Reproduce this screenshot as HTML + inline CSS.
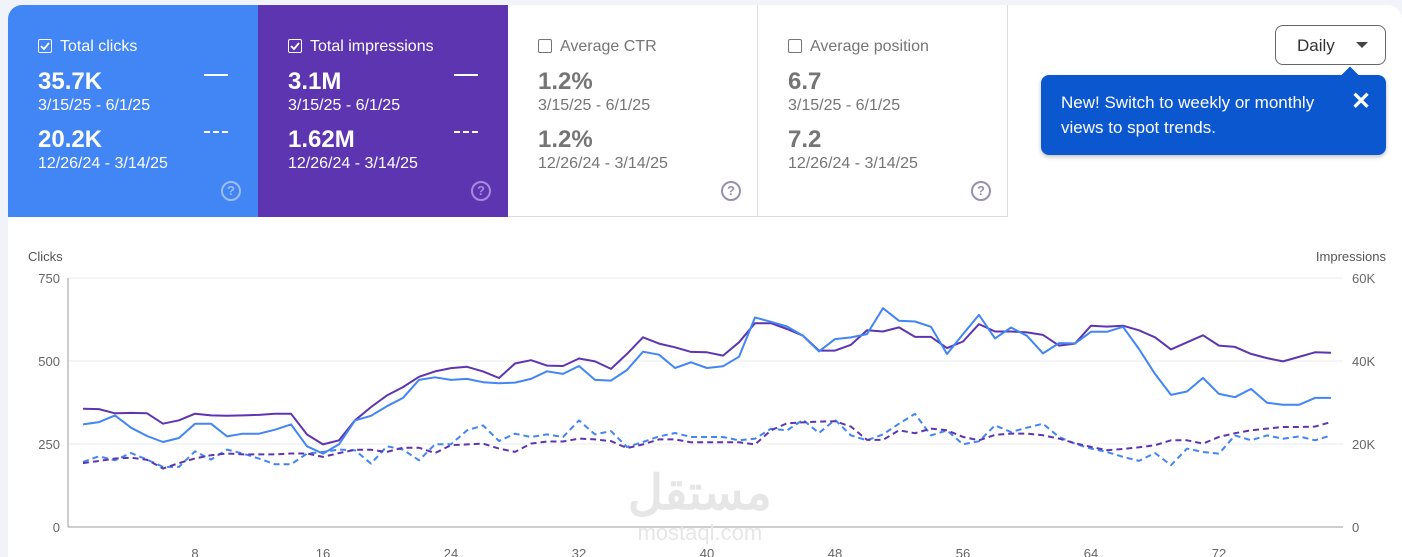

...

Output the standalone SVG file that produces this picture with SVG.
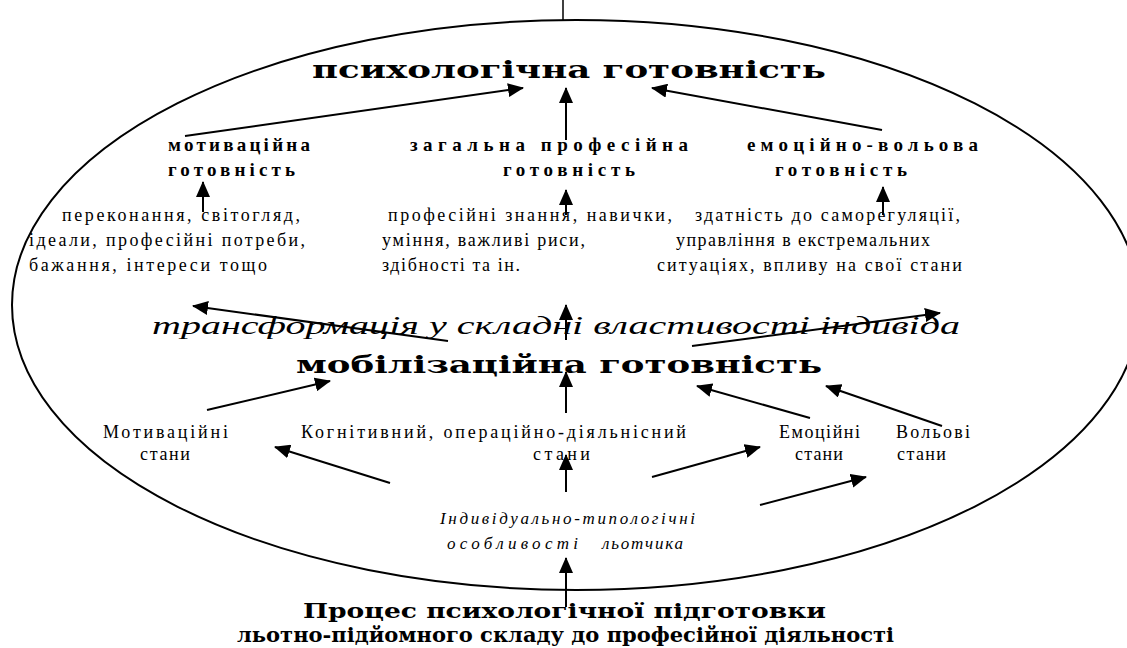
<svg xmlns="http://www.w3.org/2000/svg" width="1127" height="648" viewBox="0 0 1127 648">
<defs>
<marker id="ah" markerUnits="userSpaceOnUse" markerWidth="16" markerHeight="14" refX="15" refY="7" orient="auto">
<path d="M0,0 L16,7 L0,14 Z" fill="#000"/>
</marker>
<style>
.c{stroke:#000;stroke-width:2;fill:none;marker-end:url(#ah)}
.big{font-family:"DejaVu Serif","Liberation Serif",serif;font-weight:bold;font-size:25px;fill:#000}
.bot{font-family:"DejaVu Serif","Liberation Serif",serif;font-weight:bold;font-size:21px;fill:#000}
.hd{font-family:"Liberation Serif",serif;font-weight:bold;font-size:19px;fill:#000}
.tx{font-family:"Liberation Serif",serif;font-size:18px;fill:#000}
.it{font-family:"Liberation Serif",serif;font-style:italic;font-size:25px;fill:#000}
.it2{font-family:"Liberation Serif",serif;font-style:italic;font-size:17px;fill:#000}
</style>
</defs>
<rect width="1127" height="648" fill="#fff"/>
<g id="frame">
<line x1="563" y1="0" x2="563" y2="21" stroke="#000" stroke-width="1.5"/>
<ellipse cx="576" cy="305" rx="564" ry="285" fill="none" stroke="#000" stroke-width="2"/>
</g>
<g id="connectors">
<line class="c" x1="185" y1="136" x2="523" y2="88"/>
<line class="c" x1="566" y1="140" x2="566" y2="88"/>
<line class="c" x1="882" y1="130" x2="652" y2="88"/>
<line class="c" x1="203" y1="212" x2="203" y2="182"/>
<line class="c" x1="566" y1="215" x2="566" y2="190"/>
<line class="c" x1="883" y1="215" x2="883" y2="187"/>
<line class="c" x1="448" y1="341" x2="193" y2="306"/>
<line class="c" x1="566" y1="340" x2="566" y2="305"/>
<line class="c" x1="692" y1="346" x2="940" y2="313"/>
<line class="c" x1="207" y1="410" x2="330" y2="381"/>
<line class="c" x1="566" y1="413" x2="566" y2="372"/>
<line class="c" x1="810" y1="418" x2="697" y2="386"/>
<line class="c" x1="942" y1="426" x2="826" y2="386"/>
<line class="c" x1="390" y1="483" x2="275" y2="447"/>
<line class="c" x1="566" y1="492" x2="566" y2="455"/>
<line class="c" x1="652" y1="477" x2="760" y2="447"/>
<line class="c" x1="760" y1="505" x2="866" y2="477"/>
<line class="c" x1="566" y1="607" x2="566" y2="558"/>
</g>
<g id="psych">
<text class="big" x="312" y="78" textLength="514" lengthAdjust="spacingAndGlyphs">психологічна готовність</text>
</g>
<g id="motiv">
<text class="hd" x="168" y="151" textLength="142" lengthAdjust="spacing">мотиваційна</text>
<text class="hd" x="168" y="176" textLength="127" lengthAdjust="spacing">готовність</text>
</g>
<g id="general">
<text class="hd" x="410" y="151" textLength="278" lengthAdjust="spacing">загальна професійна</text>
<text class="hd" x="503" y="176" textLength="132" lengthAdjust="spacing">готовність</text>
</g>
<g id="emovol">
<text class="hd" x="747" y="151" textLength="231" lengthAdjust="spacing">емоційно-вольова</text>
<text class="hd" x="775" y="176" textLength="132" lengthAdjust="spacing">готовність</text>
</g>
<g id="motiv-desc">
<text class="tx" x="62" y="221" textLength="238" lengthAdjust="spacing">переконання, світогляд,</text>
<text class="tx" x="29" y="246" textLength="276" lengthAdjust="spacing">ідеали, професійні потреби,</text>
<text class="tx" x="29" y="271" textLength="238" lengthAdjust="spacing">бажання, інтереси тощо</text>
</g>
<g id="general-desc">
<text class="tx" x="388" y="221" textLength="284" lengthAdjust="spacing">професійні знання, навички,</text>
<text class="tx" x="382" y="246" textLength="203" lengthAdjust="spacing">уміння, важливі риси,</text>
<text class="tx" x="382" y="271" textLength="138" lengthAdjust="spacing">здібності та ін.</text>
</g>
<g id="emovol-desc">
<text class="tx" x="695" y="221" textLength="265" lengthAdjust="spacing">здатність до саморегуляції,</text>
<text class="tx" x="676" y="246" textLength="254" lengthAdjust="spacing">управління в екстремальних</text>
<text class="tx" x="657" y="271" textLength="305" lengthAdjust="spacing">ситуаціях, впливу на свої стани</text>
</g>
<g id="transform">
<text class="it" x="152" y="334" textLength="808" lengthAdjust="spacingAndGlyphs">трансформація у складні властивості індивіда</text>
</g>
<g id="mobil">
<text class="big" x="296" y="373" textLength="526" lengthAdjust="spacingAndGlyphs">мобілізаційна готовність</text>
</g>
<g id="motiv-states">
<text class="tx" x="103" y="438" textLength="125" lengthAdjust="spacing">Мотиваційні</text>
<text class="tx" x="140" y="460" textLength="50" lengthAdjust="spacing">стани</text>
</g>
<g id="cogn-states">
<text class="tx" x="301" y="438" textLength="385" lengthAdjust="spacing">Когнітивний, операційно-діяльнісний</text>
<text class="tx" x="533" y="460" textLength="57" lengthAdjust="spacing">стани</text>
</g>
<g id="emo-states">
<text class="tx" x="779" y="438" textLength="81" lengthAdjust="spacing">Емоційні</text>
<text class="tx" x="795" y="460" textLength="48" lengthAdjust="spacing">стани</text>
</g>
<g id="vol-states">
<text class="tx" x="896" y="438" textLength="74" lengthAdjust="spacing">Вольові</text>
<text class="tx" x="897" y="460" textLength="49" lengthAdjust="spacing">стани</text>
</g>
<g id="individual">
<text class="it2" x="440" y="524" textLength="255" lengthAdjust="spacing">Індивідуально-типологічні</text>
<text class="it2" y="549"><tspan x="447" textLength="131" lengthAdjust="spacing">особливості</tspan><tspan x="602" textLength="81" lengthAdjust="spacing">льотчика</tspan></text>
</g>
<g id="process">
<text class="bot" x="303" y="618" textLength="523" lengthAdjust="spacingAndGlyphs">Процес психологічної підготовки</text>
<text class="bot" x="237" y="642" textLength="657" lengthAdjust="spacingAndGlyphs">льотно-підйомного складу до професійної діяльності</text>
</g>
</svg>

> _Request_
Only the number is required: the count of lines containing the word "this".

> _Exercise response_
2